Data excerpt:
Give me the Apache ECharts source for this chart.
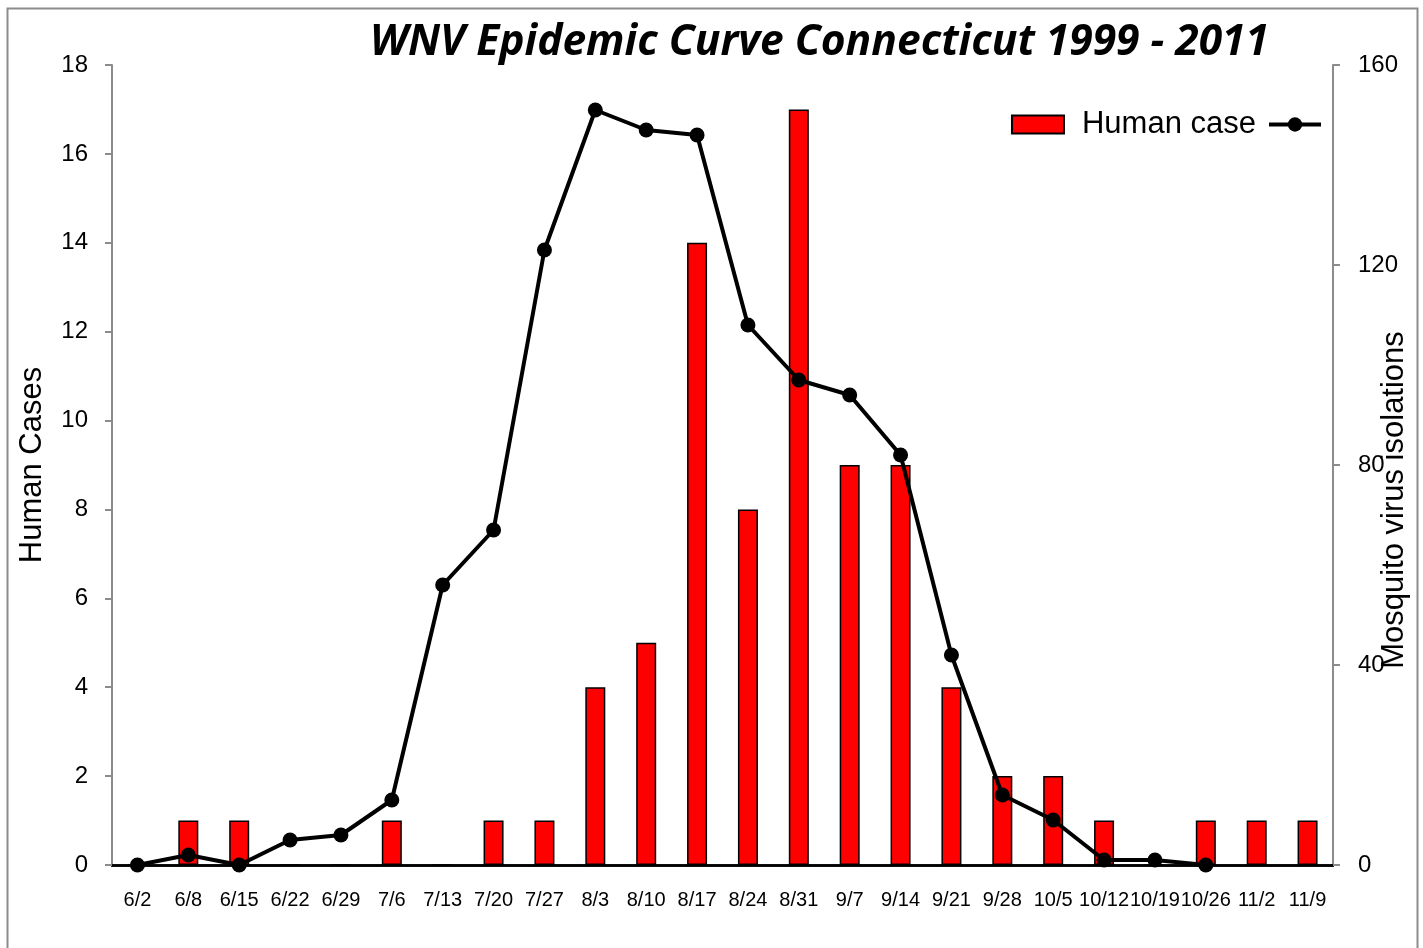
<!DOCTYPE html>
<html>
<head>
<meta charset="utf-8">
<title>WNV Epidemic Curve</title>
<script src="https://cdn.jsdelivr.net/npm/echarts@6/dist/echarts.min.js"></script>
<style>
    html, body { margin: 0; padding: 0; background: #fff; }
    #main { width: 1423px; height: 948px; }
</style>
</head>
<body>
<div id="main"></div>
<script>
    // week start dates
    var weeks = ['6/2','6/8','6/15','6/22','6/29','7/6','7/13','7/20','7/27','8/3','8/10','8/17',
                 '8/24','8/31','9/7','9/14','9/21','9/28','10/5','10/12','10/19','10/26','11/2','11/9'];
    var humanCases = [0,1,1,0,0,1,0,1,1,4,5,14,8,17,9,9,4,2,2,1,0,1,1,1];
    // mosquito isolations, no points after 10/26
    var mosquito = [0,2,0,5,6,13,56,67,123,151,147,146,108,97,94,82,42,14,9,1,1,0,null,null];
    var leftTicks = [0,18,2];
    var rightTicks = [0,160,40];

    var myChart = echarts.init(document.getElementById('main'));
    var font = 'Liberation Sans, Arial, sans-serif';

    var option = {
        backgroundColor: '#fff',
        animation: false,
        graphic: [
            {
                type: 'rect',
                shape: { x: 7.5, y: 8.5, width: 1410, height: 1000 },
                style: { fill: 'none', stroke: '#8c8c8c', lineWidth: 2 }
            },
            {
                type: 'text',
                left: 370,
                top: 21,
                style: {
                    text: 'WNV Epidemic Curve Connecticut 1999 - 2011',
                    font: 'italic bold 42.5px "Open Sans", sans-serif',
                    fill: '#000'
                }
            }
        ],
        legend: {
            right: 95,
            top: 104,
            itemWidth: 52,
            itemHeight: 18,
            itemGap: 11,
            data: [
                { name: 'Human case', icon: 'rect' },
                { name: 'Mosquito virus isolations', lineStyle: { width: 4 } }
            ],
            formatter: function (name) {
                return name === 'Human case' ? name : '';
            },
            textStyle: { fontFamily: font, fontSize: 31, color: '#000', padding: [0, 0, 0, 13] }
        },
        grid: { left: 112, right: 90, top: 65, bottom: 83, outerBoundsMode: 'none', containLabel: false },
        xAxis: [
            {
                type: 'category',
                data: weeks,
                axisLine: { lineStyle: { color: '#000', width: 2.5 } },
                axisTick: { show: false },
                axisLabel: { interval: 0, fontFamily: font, fontSize: 20, color: '#000', margin: 25 }
            },
            {
                type: 'category',
                position: 'top',
                data: weeks,
                axisLine: { lineStyle: { color: '#000', width: 2.5 } },
                axisTick: { show: false },
                axisLabel: { show: false }
            }
        ],
        yAxis: [
            {
                type: 'value',
                min: leftTicks[0],
                max: leftTicks[1],
                interval: leftTicks[2],
                name: 'Human Cases',
                nameLocation: 'middle',
                nameGap: 64,
                nameMoveOverlap: false,
                nameTextStyle: { fontFamily: font, fontSize: 31, color: '#000' },
                axisLine: { show: true, lineStyle: { color: '#8c8c8c', width: 2 } },
                axisTick: { show: true, length: 7, lineStyle: { color: '#8c8c8c', width: 2 } },
                axisLabel: { fontFamily: font, fontSize: 24, color: '#000', margin: 24 },
                splitLine: { show: false }
            },
            {
                type: 'value',
                position: 'right',
                min: rightTicks[0],
                max: rightTicks[1],
                interval: rightTicks[2],
                name: 'Mosquito virus isolations',
                nameLocation: 'middle',
                nameRotate: 90,
                nameGap: 46,
                nameMoveOverlap: false,
                nameTextStyle: { fontFamily: font, fontSize: 31, color: '#000', padding: [0, 70, 0, 0] },
                axisLine: { show: true, lineStyle: { color: '#8c8c8c', width: 2 } },
                axisTick: { show: true, length: 7, lineStyle: { color: '#8c8c8c', width: 2 } },
                axisLabel: { fontFamily: font, fontSize: 24, color: '#000', margin: 25 },
                splitLine: { show: false }
            }
        ],
        series: [
            {
                name: 'Human case',
                type: 'bar',
                yAxisIndex: 0,
                barWidth: 20,
                itemStyle: { color: '#ff0000', borderColor: '#000', borderWidth: 1.5 },
                data: humanCases
            },
            {
                name: 'Mosquito virus isolations',
                type: 'line',
                yAxisIndex: 1,
                symbol: 'circle',
                symbolSize: 15,
                connectNulls: false,
                lineStyle: { color: '#000', width: 4 },
                itemStyle: { color: '#000' },
                data: mosquito
            }
        ]
    };
    myChart.setOption(option);
</script>
</body>
</html>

Task to carry out:
Repeat, exactly and in full, each line from the start of the data to the line that contains "var rightTicks = [0,160,40];". Pictures do not go in.

Written solution:
Give me the Apache ECharts source for this chart.
<!DOCTYPE html>
<html>
<head>
<meta charset="utf-8">
<title>WNV Epidemic Curve</title>
<script src="https://cdn.jsdelivr.net/npm/echarts@6/dist/echarts.min.js"></script>
<style>
    html, body { margin: 0; padding: 0; background: #fff; }
    #main { width: 1423px; height: 948px; }
</style>
</head>
<body>
<div id="main"></div>
<script>
    // week start dates
    var weeks = ['6/2','6/8','6/15','6/22','6/29','7/6','7/13','7/20','7/27','8/3','8/10','8/17',
                 '8/24','8/31','9/7','9/14','9/21','9/28','10/5','10/12','10/19','10/26','11/2','11/9'];
    var humanCases = [0,1,1,0,0,1,0,1,1,4,5,14,8,17,9,9,4,2,2,1,0,1,1,1];
    // mosquito isolations, no points after 10/26
    var mosquito = [0,2,0,5,6,13,56,67,123,151,147,146,108,97,94,82,42,14,9,1,1,0,null,null];
    var leftTicks = [0,18,2];
    var rightTicks = [0,160,40];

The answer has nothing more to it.